Each step is reversible and does not force the next one. The goal is to land
them as independent PRs and observe production between steps.

1. **Add `traceId` + child loggers on every pipeline.** No behavior change.
   Live on this for ~1 week in prod to confirm logs correlate.
2. **Workdir isolation per job** (git worktrees or traceId-indexed clones),
   still with `CONCURRENCY = 1`. Code now assumes isolation.
3. **Move `configureGitAuth` to worktree-local config**, add lock around
   `appendPrMemory`.
4. **Introduce `hasCapacity(n)` on the queue** and replace `isBusy()` in
   pollers. Default stays `CONCURRENCY = 1`, so no observable change yet.
5. **Raise `CONCURRENCY` to 2 behind an env var.** Watch memory, actual
   concurrency (via `traceId` logs), log readability.
6. **Tune by metrics** — final ceiling, retry policy revisit, any jobKind
   priority rules.

---

## 6. Out of scope (explicitly)

- External queue backends (Redis Streams, SQS, etc.).
- Multi-process / multi-machine horizontal scaling.
- Rewriting pipelines to stream their outputs incrementally.
- Persistent queue across restarts (today, a crash loses in-flight jobs;
  pollers will re-discover pending Jira/GitHub/Slack items on next tick, which
  is the intended recovery path).

---

## 7. Open questions

- Should `fix-pipeline` jobs (long, CPU/mem heavy, ~30–50 min) share a worker
  pool with short jobs (pr-comment, slack-mention, ~1–5 min)? A split pool
  (e.g. 1 "heavy" slot + 2 "light" slots) may be more useful than a flat
  concurrency number.

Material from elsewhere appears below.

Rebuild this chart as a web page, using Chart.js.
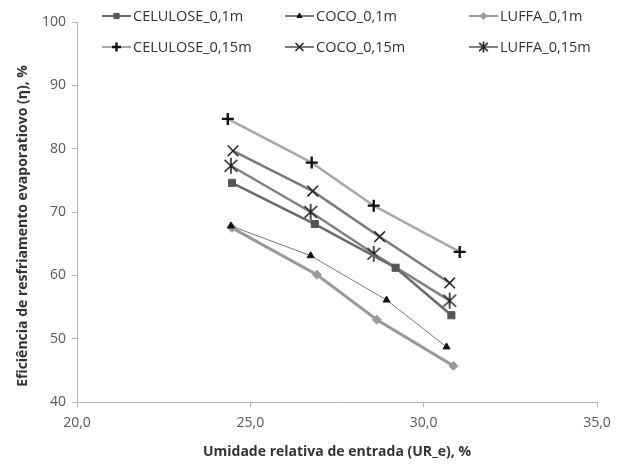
<!DOCTYPE html>
<html>
<head>
<meta charset="utf-8">
<script src="https://cdn.jsdelivr.net/npm/chart.js@4"></script>
<style>
  html, body { margin: 0; padding: 0; background: #fff; }
  #wrap { width: 630px; height: 464px; position: relative; }
</style>
</head>
<body>
<div id="wrap"><canvas id="chart"></canvas></div>
<script>
// --- data ---
const seriesNames = ['CELULOSE_0,1m', 'COCO_0,1m', 'LUFFA_0,1m', 'CELULOSE_0,15m', 'COCO_0,15m', 'LUFFA_0,15m'];

const celulose01X = [24.47, 26.86, 29.19, 30.8];
const celulose01Y = [74.6, 68.1, 61.2, 53.7];
const coco01X = [24.44, 26.74, 28.93, 30.66];
const coco01Y = [67.8, 63.1, 56.1, 48.7];
const luffa01X = [24.47, 26.92, 28.65, 30.86];
const luffa01Y = [67.5, 60.1, 53.0, 45.7];
const celulose015X = [24.35, 26.77, 28.56, 31.04];
const celulose015Y = [84.7, 77.8, 71.0, 63.7];
const coco015X = [24.5, 26.8, 28.73, 30.75];
const coco015Y = [79.65, 73.3, 66.1, 58.8];
const luffa015X = [24.44, 26.74, 28.56, 30.75];
const luffa015Y = [77.3, 70.0, 63.4, 56.0];

const xTicks = [20, 25, 30, 35];
const yTicks = [40, 50, 60, 70, 80, 90, 100];

const yTitle = 'Eficiência de resfriamento evaporatiovo (η), %';
const xTitle = 'Umidade relativa de entrada (UR_e), %';

const FONT = '"Open Sans", sans-serif';

function pts(xs, ys) { return xs.map((x, i) => ({ x: x, y: ys[i] })); }

// asterisk marker (x with a vertical bar), as in the original
function asterisk(r, color, lw) {
  const c = document.createElement('canvas');
  const s = Math.ceil(r * 2 + 4);
  c.width = s; c.height = s;
  const g = c.getContext('2d');
  const m = s / 2;
  g.strokeStyle = color; g.lineWidth = lw;
  g.beginPath();
  g.moveTo(m - r * 0.8, m - r * 0.75); g.lineTo(m + r * 0.8, m + r * 0.75);
  g.moveTo(m + r * 0.8, m - r * 0.75); g.lineTo(m - r * 0.8, m + r * 0.75);
  g.moveTo(m, m - r); g.lineTo(m, m + r);
  g.stroke();
  return c;
}

const styles = [
  { line: '#6b6b6b', point: '#555555', style: 'rect', radius: 5, width: 2.5, bw: 1 },
  { line: '#7a7a7a', point: '#111111', style: 'triangle', radius: 4, width: 1, bw: 1 },
  { line: '#9a9a9a', point: '#9a9a9a', style: 'rectRot', radius: 4.5, width: 3, bw: 1 },
  { line: '#a8a8a8', point: '#111111', style: 'cross', radius: 6, width: 2.5, bw: 2.4 },
  { line: '#7a7a7a', point: '#222222', style: 'crossRot', radius: 7.5, width: 2.5, bw: 1.5 },
  { line: '#808080', point: '#222222', style: asterisk(8, '#222', 1.6), radius: 8, width: 2.5, bw: 1 }
];

const seriesData = [
  pts(celulose01X, celulose01Y), pts(coco01X, coco01Y), pts(luffa01X, luffa01Y),
  pts(celulose015X, celulose015Y), pts(coco015X, coco015Y), pts(luffa015X, luffa015Y)
];

const datasets = seriesNames.map((name, i) => ({
  label: name,
  data: seriesData[i],
  showLine: true,
  borderColor: styles[i].line,
  borderWidth: styles[i].width,
  pointStyle: styles[i].style,
  pointRadius: styles[i].radius,
  pointBackgroundColor: styles[i].point,
  pointBorderColor: styles[i].point,
  pointBorderWidth: styles[i].bw,
  tension: 0
}));

// legend in 3 columns x 2 rows, like the original
const legendCols = [102, 285, 469];
const legendRows = [16, 47];
const legendStar = asterisk(5.5, '#222', 1.6);
const gridLegend = {
  id: 'gridLegend',
  afterDraw(chart) {
    const ctx = chart.ctx;
    ctx.save();
    chart.data.datasets.forEach((ds, i) => {
      const x = legendCols[i % 3];
      const y = legendRows[Math.floor(i / 3)];
      ctx.strokeStyle = ds.borderColor;
      ctx.lineWidth = 2;
      ctx.beginPath();
      ctx.moveTo(x, y);
      ctx.lineTo(x + 29, y);
      ctx.stroke();
      ctx.fillStyle = ds.pointBackgroundColor;
      ctx.strokeStyle = ds.pointBorderColor;
      ctx.lineWidth = ds.pointBorderWidth;
      const ps = i === 5 ? legendStar : ds.pointStyle;
      Chart.helpers.drawPoint(ctx, { pointStyle: ps, radius: ds.pointRadius * 0.75, rotation: 0, borderWidth: ds.pointBorderWidth }, x + 14.5, y);
      ctx.fillStyle = '#333';
      ctx.font = '14.5px ' + FONT;
      ctx.textAlign = 'left';
      ctx.textBaseline = 'middle';
      ctx.fillText(ds.label, x + 31, y + 1);
    });
    // rotated y title, placed a little below the plot centre as in the original
    ctx.translate(23, 226);
    ctx.rotate(-Math.PI / 2);
    ctx.fillStyle = '#333';
    ctx.font = 'bold 14px ' + FONT;
    ctx.textAlign = 'center';
    ctx.textBaseline = 'middle';
    ctx.fillText(yTitle, 0, 0);
    ctx.restore();
  }
};

new Chart(document.getElementById('chart'), {
  type: 'scatter',
  data: { datasets },
  options: {
    responsive: true,
    maintainAspectRatio: false,
    animation: false,
    layout: { padding: { top: 22, right: 33, left: 0, bottom: 0 } },
    plugins: { legend: { display: false }, tooltip: { enabled: false } },
    scales: {
      x: {
        type: 'linear', min: 20, max: 35,
        afterBuildTicks: s => { s.ticks = xTicks.map(v => ({ value: v })); },
        afterFit: s => { s.height = 62; },
        grid: { drawOnChartArea: false, drawTicks: true, tickLength: 5, color: '#b5b5b5' },
        border: { color: '#b5b5b5', width: 1 },
        ticks: {
          color: '#595959', font: { family: FONT, size: 14 }, padding: 8,
          callback: v => v.toFixed(1).replace('.', ',')
        },
        title: {
          display: true, text: xTitle,
          color: '#333', font: { family: FONT, size: 14, weight: 'bold' }, padding: { top: 3 }
        }
      },
      y: {
        type: 'linear', min: 40, max: 100,
        afterBuildTicks: s => { s.ticks = yTicks.map(v => ({ value: v })); },
        afterFit: s => { s.width = 77; },
        grid: { drawOnChartArea: false, drawTicks: true, tickLength: 5, color: '#b5b5b5' },
        border: { color: '#b5b5b5', width: 1 },
        ticks: { color: '#595959', font: { family: FONT, size: 14 }, padding: 6 },
        title: { display: false }
      }
    }
  },
  plugins: [gridLegend]
});
</script>
</body>
</html>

Decide during step 5.
- Do we want a dead-letter destination for jobs that exceed `MAX_RETRIES`?
  Today they are only logged via `job_aborted` in `memory-queue.ts:150`.
- Should `traceId` be propagated into Jira/GitHub comments posted by the bot
  (as a trailing `<!-- traceId: ... -->`) so users can quote it when reporting
  issues?